有一点不太明白的是,历史学家评价伟大君主,究竟采取什么标准来评判。这标准里边,不知道经济民生能占几成?平准均输算作是对市场有效调控,那么把盐、铁、酒收归国营呢?由大汉朝廷控制了国内算缗、告缗,这些举措是为了加强汉朝中央财政收入,抑制富商大贾,颁布推恩令,包括独尊儒术,都是为推行中央集权,加强皇权统治的需要。这一切准备好了,刘彻可以开始他汉武大帝之梦。对外扩张征伐,攻城掠地,让帝国的版图向西延伸了上千里。
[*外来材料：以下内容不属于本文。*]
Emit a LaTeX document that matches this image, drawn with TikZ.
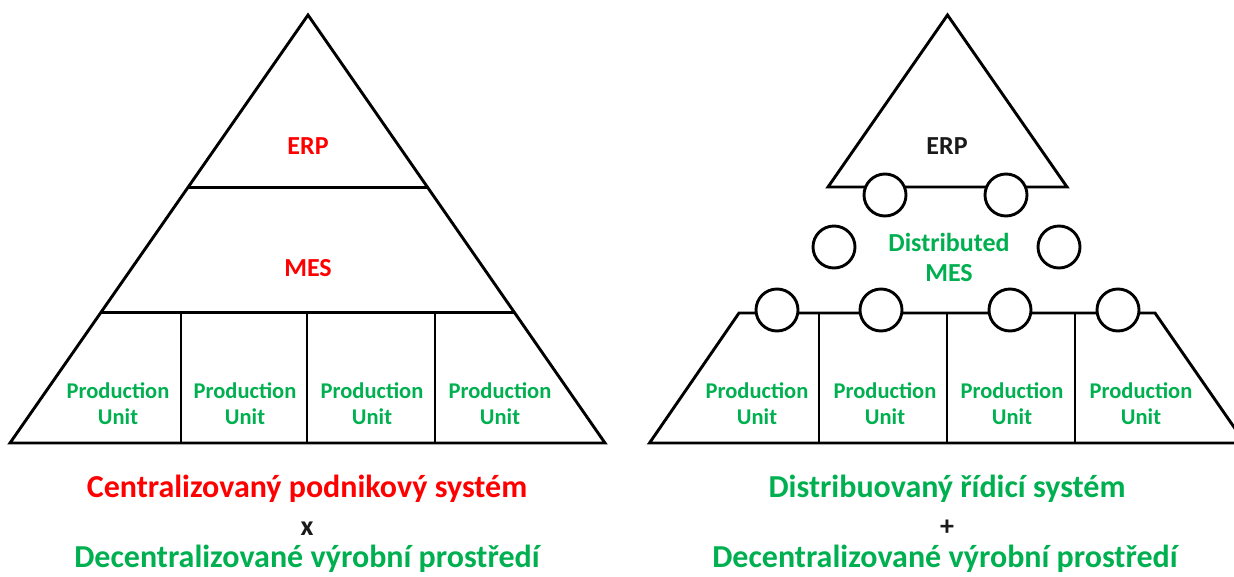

从这一点上来说,汉武帝是杰出的君主,更是有名的君主。然而成就他令名的代价是,文景两朝积累下充盈的国库被挥霍一空。从另一个层面,也是为了满足汉武帝个人好大喜功的性格。历史书往往抛开对政治家个人因素的分析,总是喜欢把他们数年的执政结成果,用冰冷的利弊得失去分析。盐铁专营,让国家大发其财,却使民间经济凋敝,人口锐减。而武帝晚年多次下罪己诏,反思自己不惜民力的过失,然而已经晚已,汉武帝时期的无度挥霍,不止是花空了国库,连后代子孙都要为其还债。这一切足矣说明,汉武帝时期的民生应该是多艰的,农民的日子,商人的日子,都是不好过的。只是,老百姓的声音早已被淹没在数千年的历史长河中了。
汉武帝刘彻死后六年,大汉朝廷上发生了最著名的“桑弘羊之问”。争论的双方是由权臣霍光组织的贤良文学(儒生)和财政大臣大农丞桑弘羊。儒生们发动攻势,提出以下三问:1.国有专营制度造成绝对垄断,价格昂贵,强买强卖;2.强行收购粮食物资建立储备,这是与民争利,导致经济萧条、人民困苦;3.国营制度豢养了权贵经济,形成了以国营为名、攫取私利的特权集团。而桑弘羊则以反问作答:1、如果不执行国营化政策,战争的开支从哪里出?国家的财政收入从哪里得?地方割据的景象如何化解?双方的责任以桑弘羊的失败而告终。霍光利用这次会议,打击了对手,经济上也使得官营政策有所收敛,罢黜了郡国酒榷和关内铁官。
虽然争论失败,可这三个反问成了皇帝们的最爱,不仅让他们打压民间经济变得顺理成章,还让皇帝搜刮百姓变得心安理得,因为这些都可以冠以为了国家安宁的需要。华人历史学家黄仁宇说过:“这个帝国的运转,从来不是依靠法律权威和数字管理,而是从上至下的道德感召力。中国历代的皇帝,从来没有藏富于民,而是以各种冠冕堂皇的理由竭力削弱民间、做大中央政权。民间经济的凋敝,让中国始终无法摆脱农业国的身份。反过来,这种人身控制,也让中央集权越发稳固。”后来,桑弘羊虽被灭族,但是,”桑弘羊们“却一直存在于历朝历代!